:: Problem details ::
Repeat the material verbatim and drop the pictures.

:: Data segment ::
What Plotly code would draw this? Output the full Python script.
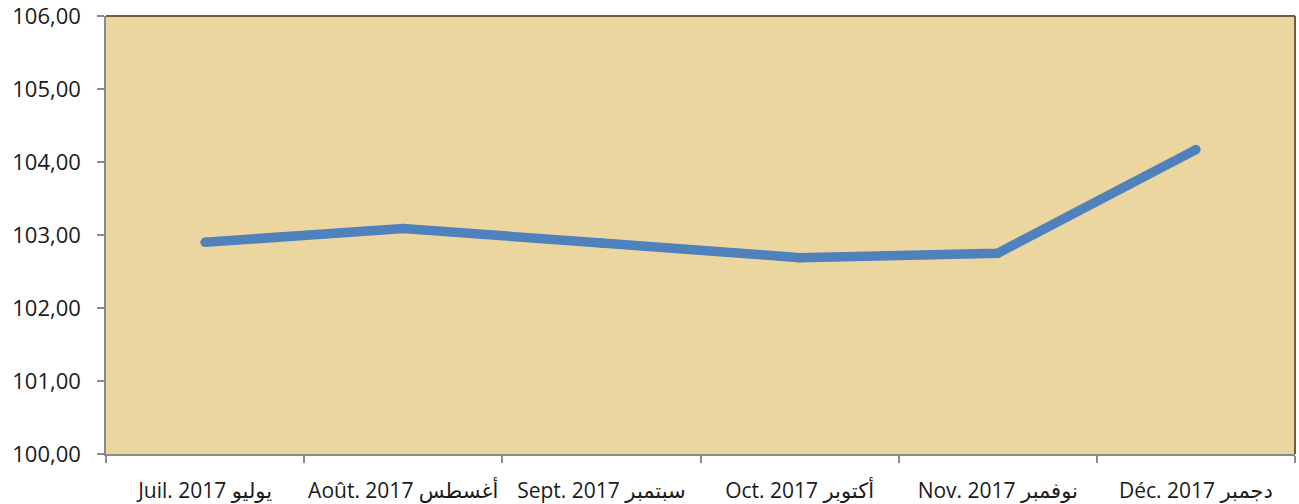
import plotly.graph_objects as go

categories = ["Juil. 2017 يوليو", "Août. 2017 أغسطس", "Sept. 2017 سبتمبر",
              "Oct. 2017 أكتوبر", "Nov. 2017 نوفمبر", "Déc. 2017 دجمبر"]
values = [102.90, 103.09, 102.89, 102.69, 102.75, 104.17]
y_ticks = [100, 101, 102, 103, 104, 105, 106]
y_ticklabels = ["100,00", "101,00", "102,00", "103,00", "104,00", "105,00", "106,00"]

FONT = "Open Sans, DejaVu Sans, sans-serif"

fig = go.Figure()
fig.add_trace(go.Scatter(
    x=categories, y=values, mode="lines+markers",
    line=dict(color="#4F81BD", width=9.5),
    marker=dict(color="#4F81BD", size=9.5, line=dict(width=0)),
    hoverinfo="skip", showlegend=False,
))

fig.update_layout(
    width=1299, height=504,
    margin=dict(l=106, r=4, t=16, b=50),
    paper_bgcolor="white",
    plot_bgcolor="#ECD6A0",
    font=dict(family=FONT, size=20, color="#1a1a1a"),
    showlegend=False,
)
fig.update_xaxes(
    type="category", range=[-0.5, 5.5], automargin=False,
    showgrid=False, zeroline=False,
    showline=True, linecolor="#8a8a8a", linewidth=1.5,
    ticks="outside", tickson="boundaries", ticklen=7, tickcolor="#8a8a8a", tickwidth=1.5,
    tickfont=dict(family=FONT, size=21, color="#1a1a1a"),
    tickangle=0, ticklabeloverflow="allow",
    ticklabelstandoff=17,
)
fig.update_yaxes(
    range=[100, 106], tickvals=y_ticks, ticktext=y_ticklabels, automargin=False,
    showgrid=False, zeroline=False,
    showline=True, linecolor="#8a8a8a", linewidth=1.5,
    ticks="outside", ticklen=7, tickcolor="#8a8a8a", tickwidth=1.5,
    tickfont=dict(family=FONT, size=22, color="#1a1a1a"),
    ticklabeloverflow="allow",
    ticklabelstandoff=12,
)
# top and right frame of the plot picture
fig.add_shape(type="line", xref="paper", yref="paper", x0=0, x1=1, y0=1, y1=1,
              line=dict(color="#6b5e45", width=2))
fig.add_shape(type="line", xref="paper", yref="paper", x0=1, x1=1, y0=0, y1=1,
              line=dict(color="#6b5e45", width=2))

fig.write_html("out.html", config={"displayModeBar": False},
               post_script="document.body.style.margin='0';")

:: Full answer ::
What Plotly code would draw this? Output the full Python script.
import plotly.graph_objects as go

categories = ["Juil. 2017 يوليو", "Août. 2017 أغسطس", "Sept. 2017 سبتمبر",
              "Oct. 2017 أكتوبر", "Nov. 2017 نوفمبر", "Déc. 2017 دجمبر"]
values = [102.90, 103.09, 102.89, 102.69, 102.75, 104.17]
y_ticks = [100, 101, 102, 103, 104, 105, 106]
y_ticklabels = ["100,00", "101,00", "102,00", "103,00", "104,00", "105,00", "106,00"]

FONT = "Open Sans, DejaVu Sans, sans-serif"

fig = go.Figure()
fig.add_trace(go.Scatter(
    x=categories, y=values, mode="lines+markers",
    line=dict(color="#4F81BD", width=9.5),
    marker=dict(color="#4F81BD", size=9.5, line=dict(width=0)),
    hoverinfo="skip", showlegend=False,
))

fig.update_layout(
    width=1299, height=504,
    margin=dict(l=106, r=4, t=16, b=50),
    paper_bgcolor="white",
    plot_bgcolor="#ECD6A0",
    font=dict(family=FONT, size=20, color="#1a1a1a"),
    showlegend=False,
)
fig.update_xaxes(
    type="category", range=[-0.5, 5.5], automargin=False,
    showgrid=False, zeroline=False,
    showline=True, linecolor="#8a8a8a", linewidth=1.5,
    ticks="outside", tickson="boundaries", ticklen=7, tickcolor="#8a8a8a", tickwidth=1.5,
    tickfont=dict(family=FONT, size=21, color="#1a1a1a"),
    tickangle=0, ticklabeloverflow="allow",
    ticklabelstandoff=17,
)
fig.update_yaxes(
    range=[100, 106], tickvals=y_ticks, ticktext=y_ticklabels, automargin=False,
    showgrid=False, zeroline=False,
    showline=True, linecolor="#8a8a8a", linewidth=1.5,
    ticks="outside", ticklen=7, tickcolor="#8a8a8a", tickwidth=1.5,
    tickfont=dict(family=FONT, size=22, color="#1a1a1a"),
    ticklabeloverflow="allow",
    ticklabelstandoff=12,
)
# top and right frame of the plot picture
fig.add_shape(type="line", xref="paper", yref="paper", x0=0, x1=1, y0=1, y1=1,
              line=dict(color="#6b5e45", width=2))
fig.add_shape(type="line", xref="paper", yref="paper", x0=1, x1=1, y0=0, y1=1,
              line=dict(color="#6b5e45", width=2))

fig.write_html("out.html", config={"displayModeBar": False},
               post_script="document.body.style.margin='0';")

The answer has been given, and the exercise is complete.